Thank you very much for this, I really appreciate your thoughts and also the fact that you've given me more questions, which is great.
First of all in terms of placement. Because of how my room is set up I will need to place them on the window sill, which means close to the window. The sill is at an elevated position, pretty much perfectly at ear level roughly 1m away when I'm at the desk. But the fact that they will need to be near the window will, I assume, affect which speakers I could get. I'm saying this because isn't it right that speakers with a rear port need to be placed at a certain distance from the wall?
If I'm right in this I guess this will affect my options.
And speaking about options, I'm wondering if I ought to go for a studio monitor or a speaker.
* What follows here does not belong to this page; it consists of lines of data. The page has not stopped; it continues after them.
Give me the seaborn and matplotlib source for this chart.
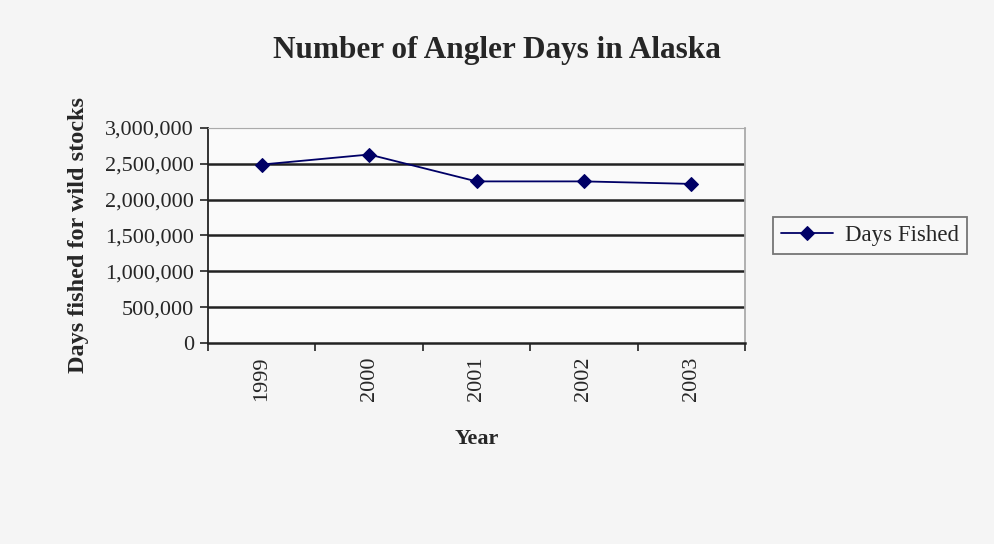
import matplotlib
matplotlib.use("Agg")
import matplotlib.pyplot as plt
import seaborn as sns
import numpy as np
import pandas as pd
from matplotlib.ticker import FuncFormatter, FixedLocator

years = ["1999", "2000", "2001", "2002", "2003"]
days_fished = [2490000, 2630000, 2255000, 2255000, 2220000]
y_ticks = [0, 500000, 1000000, 1500000, 2000000, 2500000, 3000000]

sns.set_style("white")
plt.rcParams["font.family"] = ["Liberation Serif", "DejaVu Serif"]

df = pd.DataFrame({"pos": np.arange(len(years)), "Days Fished": days_fished})

fig = plt.figure(figsize=(9.94, 5.44), dpi=100)
fig.patch.set_facecolor("#f5f5f5")
ax = fig.add_axes([0.2093, 0.3695, 0.5402, 0.3952])
ax.set_facecolor("#fafafa")

sns.lineplot(data=df, x="pos", y="Days Fished", ax=ax, color="#000066",
             marker="D", markersize=7, linewidth=1.3, label="Days Fished",
             markeredgecolor="#000066")

ax.set_xlim(-0.5, len(years) - 0.5)
ax.set_ylim(0, 3000000)
ax.set_yticks(y_ticks)
ax.yaxis.set_major_formatter(FuncFormatter(lambda v, p: f"{int(v):,}"))
ax.set_xticks(np.arange(len(years)))
ax.set_xticklabels(years, rotation=90)
ax.xaxis.set_minor_locator(FixedLocator(np.arange(-0.5, len(years), 1.0)))
ax.tick_params(axis="x", which="major", length=0, labelsize=16, pad=10)
ax.tick_params(axis="x", which="minor", length=6, width=1.2, color="#222222",
               direction="out", bottom=True)
ax.tick_params(axis="y", length=6, width=1.2, color="#222222", direction="out",
               left=True, labelsize=16, pad=4)

for v in y_ticks[1:-1]:
    ax.axhline(v, color="#222222", linewidth=1.8, zorder=0)
ax.axhline(3000000, color="#aaaaaa", linewidth=1.5, zorder=0)

ax.spines["left"].set_color("#222222")
ax.spines["left"].set_linewidth(1.3)
ax.spines["bottom"].set_color("#222222")
ax.spines["bottom"].set_linewidth(1.8)
ax.spines["top"].set_color("#aaaaaa")
ax.spines["right"].set_color("#aaaaaa")
ax.spines["right"].set_linewidth(1.3)

ax.set_xlabel("Year", fontsize=16, fontweight="bold", labelpad=20)
ax.set_ylabel("Days fished for wild stocks", fontsize=17.5, fontweight="bold",
              labelpad=12)
fig.text(0.5, 0.908, "Number of Angler Days in Alaska", ha="center",
         va="center", fontsize=22.5, fontweight="bold")

leg = ax.legend(loc="center left", bbox_to_anchor=(1.03, 0.5), fontsize=16.5,
                frameon=True, fancybox=False, edgecolor="#555555",
                handlelength=2.3, handletextpad=0.5, borderpad=0.35)
leg.get_frame().set_linewidth(1.3)
leg.get_frame().set_facecolor("#fafafa")

fig.savefig("out.png", dpi=100, facecolor=fig.get_facecolor())
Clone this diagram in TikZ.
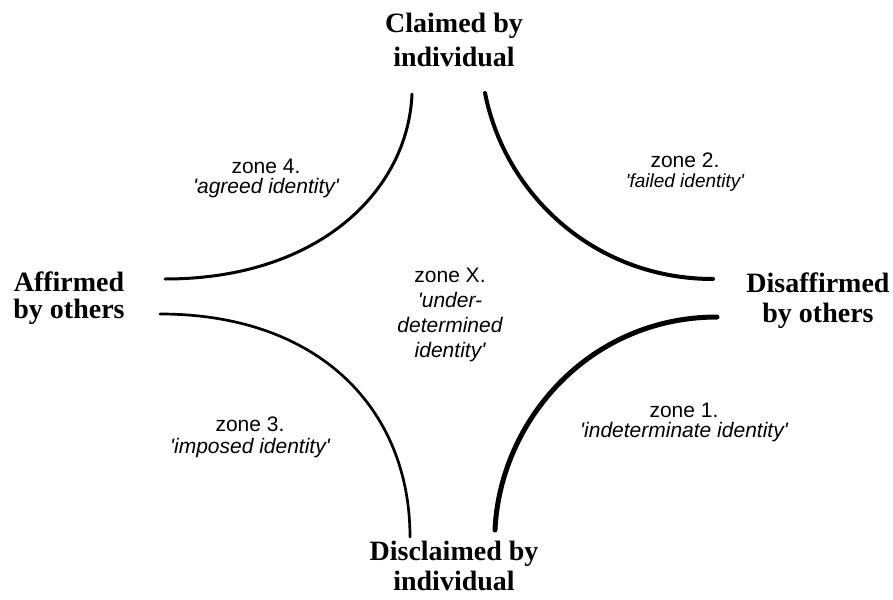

With the pandemic going on I'm not able to test speakers personally and I've accepted that I'll be buying sight unseen.
As I mentioned I enjoy to listen to music without trickery. What it means is that I dislike overly bass-heavy headphones or speakers. But it also means that I prefer a bit of warmth in presentation to a clinically neutral or lifeless sound.
I'm not sure how much sense that description makes, because it is difficult to describe how one perceives music. But if it does make sense, would you advise me to go for monitors or normal speakers, and do you have any particular ones to recommend?
Thank you very much again
Philip
I wouldn't think of it as equivalent value for money in universal terms since you're comparing one speaker that you have no choice on when it comes to getting only a Class A/B amp vs something that may have a high enough sensitivity for a warmer, lower output Class A amp to not have an obvious disadvantage. Not to mention they also crank up the output on the monitor amps short of obvious distortion for one reason: most of the time they might not even get a subwoofer with it or have no space for the sub in a proper spot (unlike a studio console, ie if you're at home you might not be able to mount all three on the same plane above your display) while you may get a tower with low freq drivers and a bigger cabinet with a bigger port if you're looking at passive speakers without giving up sensitivity (or just go all out and get a powerful amp that doesn't sacrifice THD+N).
I'd think of it more in terms of how you're using them. If you're using them on a desk get the active speakers as they're more likely to have been voiced for desktop use and also not have rear-firing port, unlike trying a passive speaker in a store only to have them sound completely and utterly different at your desk due to how they're voiced for listening from farther out, or have dispersion patterns that are a huge problem with being close to the wall, or heck, a rear-firing port right up against the wall. Not that passive speakers can't sound good in nearfield (I mean, there are passive pro monitors), but there's a lot less to gamble on.
The biggest advantage though is most active speakers have a separate gain control for the tweeters' amp channels so that you can set them lower if the default setting is too bright. Just make sure you do get one that does.
One potential problem : if you get pro monitors you'd need an interface to control the output on both monitors simultaneously, but then since you don't need to worry about the amplifier, you can go as cheap as a Scarlett Solo which has a decent DAC and active preamp, unless you want to go with the 2i4 for balanced TRRS outputs.